11 August 2022

"It’s really nice to be able to spread my wings and not just work in the lab."

Where are they now?

Emilie Glad Bak joined CBMR as a PhD Student in the Arumugam Group, working on human microbiomes and viromes. After a brief stint as a Postdoc in the Hansen Group, she left in 2022 to join SNIPR Biome to setup their Scientific Affairs division. We had a chat about her journey from academia to industry, and the importance of grasping opportunities as they arise.

A photo of Emilie Glad Bak.
How did you get into science in the first place?

I think I was a curious child. My dad is a doctor and an orthopedic surgeon and he always had a lot of publications and reviews at home that I would ask about. My mom is in a completely different field, she’s a French translator, but she worked a lot with different people coming from different cultures. So from both of them I was just curious and trying to grasp new things and understand the universe.

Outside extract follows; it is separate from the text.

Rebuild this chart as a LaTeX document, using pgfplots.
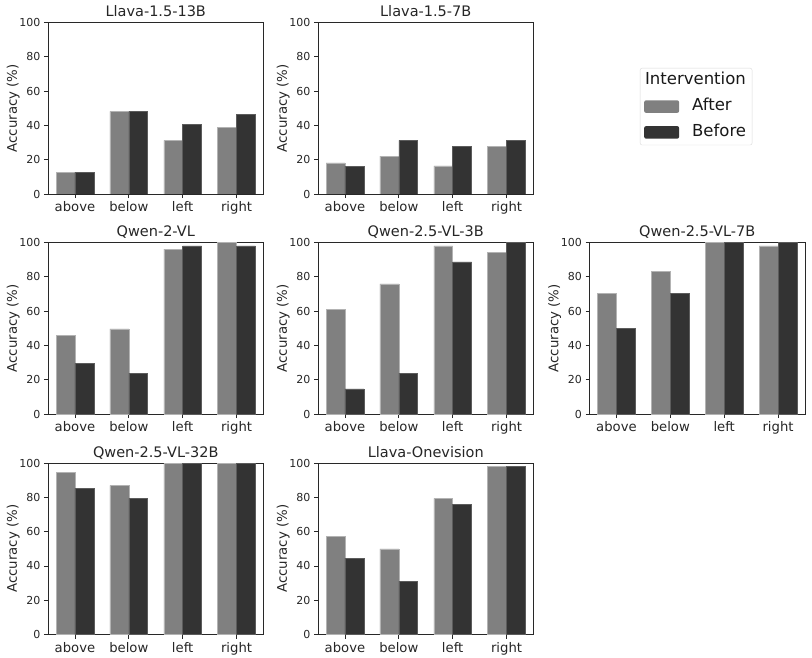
\documentclass[border=0pt]{standalone}
\usepackage{fontspec}
\setmainfont{DejaVu Sans}
\usepackage{pgfplots}
\pgfplotsset{compat=1.18}
\definecolor{afterc}{RGB}{128,128,128}
\definecolor{beforec}{RGB}{51,51,51}
\definecolor{axc}{RGB}{40,40,40}
\pgfplotsset{
  panel/.style={
    scale only axis, width=215.5pt, height=171.5pt,
    anchor=north west,
    ymin=0, ymax=100, xmin=-0.5, xmax=3.5,
    ytick={0,20,40,60,80,100},
    xtick={0,1,2,3}, xticklabels={above,below,left,right},
    ylabel={Accuracy (\%)},
    ybar, bar width=0.35,
    axis line style={axc, line width=0.8pt},
    tick style={axc, line width=0.8pt},
    tick align=outside, major tick length=4pt,
    xtick pos=bottom, ytick pos=left,
    /pgf/number format/assume math mode=true,
    yticklabel style={font=\fontsize{11}{13}\selectfont, text=black!85},
    xticklabel style={font=\fontsize{13.2}{15}\selectfont, text=black!85},
    every axis y label/.style={at={(axis description cs:-0.162,0.5)}, rotate=90, anchor=center, font=\fontsize{13.3}{15}\selectfont, text=black!85},
    title style={at={(axis description cs:0.5,1)}, anchor=base, yshift=0pt, font=\fontsize{14.5}{17}\selectfont, text=black!85},
  },
  aft/.style={fill=afterc, draw=white!40!afterc, line width=0.5pt, bar shift=-0.175},
  bef/.style={fill=beforec, draw=white!20!beforec, line width=0.5pt, bar shift=0.175},
}
\begin{document}
\begin{tikzpicture}
\path[use as bounding box] (0,0) rectangle (812pt,-658pt);
% Row 1
\begin{axis}[panel, at={(48pt,-22.5pt)}, title={Llava-1.5-13B}]
\addplot[aft] coordinates {(0,12.7) (1,48.2) (2,31.3) (3,38.7)};
\addplot[bef] coordinates {(0,12.7) (1,48.2) (2,40.6) (3,46.5)};
\end{axis}
\begin{axis}[panel, at={(318pt,-22.5pt)}, title={Llava-1.5-7B}]
\addplot[aft] coordinates {(0,18.2) (1,22.1) (2,16.4) (3,27.7)};
\addplot[bef] coordinates {(0,16.2) (1,31.3) (2,27.7) (3,31.3)};
\end{axis}
% legend holder
\begin{axis}[scale only axis, width=215.5pt, height=171.5pt, anchor=north west,
  at={(589.5pt,-22.5pt)}, hide axis, xmin=0, xmax=1, ymin=0, ymax=1,
  legend style={at={(0.234,0.735)}, anchor=north west,
    font=\fontsize{16.5}{19}\selectfont, text=black!90,
    draw=black!15, rounded corners=2pt, fill=white,
    inner xsep=4pt, inner ysep=3pt, row sep=6.5pt,
    nodes={inner sep=2pt, text height=11.8pt, text depth=3.5pt},
    /tikz/every odd column/.append style={column sep=11pt}},
  legend cell align=left,
  legend image code/.code={\fill[#1] (0pt,-6.3pt) rectangle (35pt,6.3pt);}]
\addlegendimage{empty legend}
\addlegendentry{\hspace*{-47pt}Intervention}
\addlegendimage{fill=afterc, draw=none}
\addlegendentry{After}
\addlegendimage{fill=beforec, draw=none}
\addlegendentry{Before}
\end{axis}
% Row 2
\begin{axis}[panel, at={(48pt,-242.5pt)}, title={Qwen-2-VL}]
\addplot[aft] coordinates {(0,46.0) (1,49.7) (2,96.1) (3,100)};
\addplot[bef] coordinates {(0,29.5) (1,23.9) (2,98.1) (3,98.1)};
\end{axis}
\begin{axis}[panel, at={(318pt,-242.5pt)}, title={Qwen-2.5-VL-3B}]
\addplot[aft] coordinates {(0,61.0) (1,75.9) (2,98.1) (3,94.2)};
\addplot[bef] coordinates {(0,14.6) (1,23.9) (2,88.7) (3,100)};
\end{axis}
\begin{axis}[panel, at={(589.5pt,-242.5pt)}, title={Qwen-2.5-VL-7B}]
\addplot[aft] coordinates {(0,70.5) (1,83.1) (2,100) (3,98.1)};
\addplot[bef] coordinates {(0,49.9) (1,70.5) (2,100) (3,100)};
\end{axis}
% Row 3
\begin{axis}[panel, at={(48pt,-463pt)}, title={Qwen-2.5-VL-32B}]
\addplot[aft] coordinates {(0,94.6) (1,87.0) (2,100) (3,100)};
\addplot[bef] coordinates {(0,85.2) (1,79.4) (2,100) (3,100)};
\end{axis}
\begin{axis}[panel, at={(318pt,-463pt)}, title={Llava-Onevision}]
\addplot[aft] coordinates {(0,57.1) (1,49.9) (2,79.4) (3,98.1)};
\addplot[bef] coordinates {(0,44.5) (1,31.1) (2,75.7) (3,98.1)};
\end{axis}
\end{tikzpicture}
\end{document}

What did you study at university?

I started out wanting to study food science at a continuation school, but then my husband talked me into trying bioengineering or biotech at the Technical University of Denmark (DTU), because he thought it would be a little bit more interesting for me in the long run. I did both my Bachelor and Master projects at Statens Serum Institute, which exposed me to research and helped me to decide to do a PhD.

This is when you joined CBMR, to do a PhD in the Associate Professor Mani Arumugam’s Group?

Yes, I joined the group and started working on projects related to alcoholic and fatty liver disease, which served as the basis for my PhD. But I also developed a strong interest in exploring the microbiome, how it changes in disease and the fact that you can engineer bacteria and microbes to produce compounds. One of the things I was particularly curious about was the virome, which was a very new research field at the time.

What was the biggest sort of outcome of your PhD?

I think that contributing to the virome field because when I got started there were no tools, hardly any papers. We generated quite a lot of data and found a lot of different viral genes. I also made a study on the impact of gastric bypass on the virome, which has hardly been explored.

How did you make the switch to SNIPR Biome?

I already had a relationship with SNIPR Biome, but I was very surprised and happy when they called and offered me the job. But I was also torn as I really liked working as a Postdoc in Torben Hansen’s group and the exciting projects we were setting up. I still touch base with CBMR, especially Mani (Arumugam) once in a while to keep up with the microbiome world, academia and to discuss my career.

Tell me a little about SNIPR Biome and your role there?

We use CRISPR-Cas technology to create drugs that target the microbiome. For example we are developing a type of virus called a phage that attacks multidrug-resistant E coli, while sparing the rest of the microbiome. I am hired in the Scientific Affairs Department, with several different responsibilities. So, it’s not a researcher role, but rather tying everything together, like driving publications, going and presenting at conferences, supporting the bioinformatics teams, and give input to our business development– just lots of different things!

How much of your job is science communication?

I think it’s maybe 50 percent of what I do, which is typical for a biotech company of this size. You need people who can both carry out tests and take the first subjects in this clinical phase one trial, while also going out and looking for some more funding. So there’s a lot to communicate. It’s really nice to be able to spread my wings and not just work in the lab.

What are your personal ambitions for your career?

I’d like to work a little more on bioinformatics, but I also want to learn more about the business side because that is something that I was never really taught anywhere. I know I have a lot to learn here – but I love adding on.

If you were to give some advice to younger PhD students who are looking ahead into their lives and unsure whether to continue in academia or try out industry, what would it be?

I think you should just really grasp the opportunities. Meet people for coffee and not just scientists, but also managers in different departments and industries. Reach out on LinkedIn. When I tried there were lots who just asked me to send through my CV but there were others who were quite interested in talking to me. So you have to take these opportunities that are available.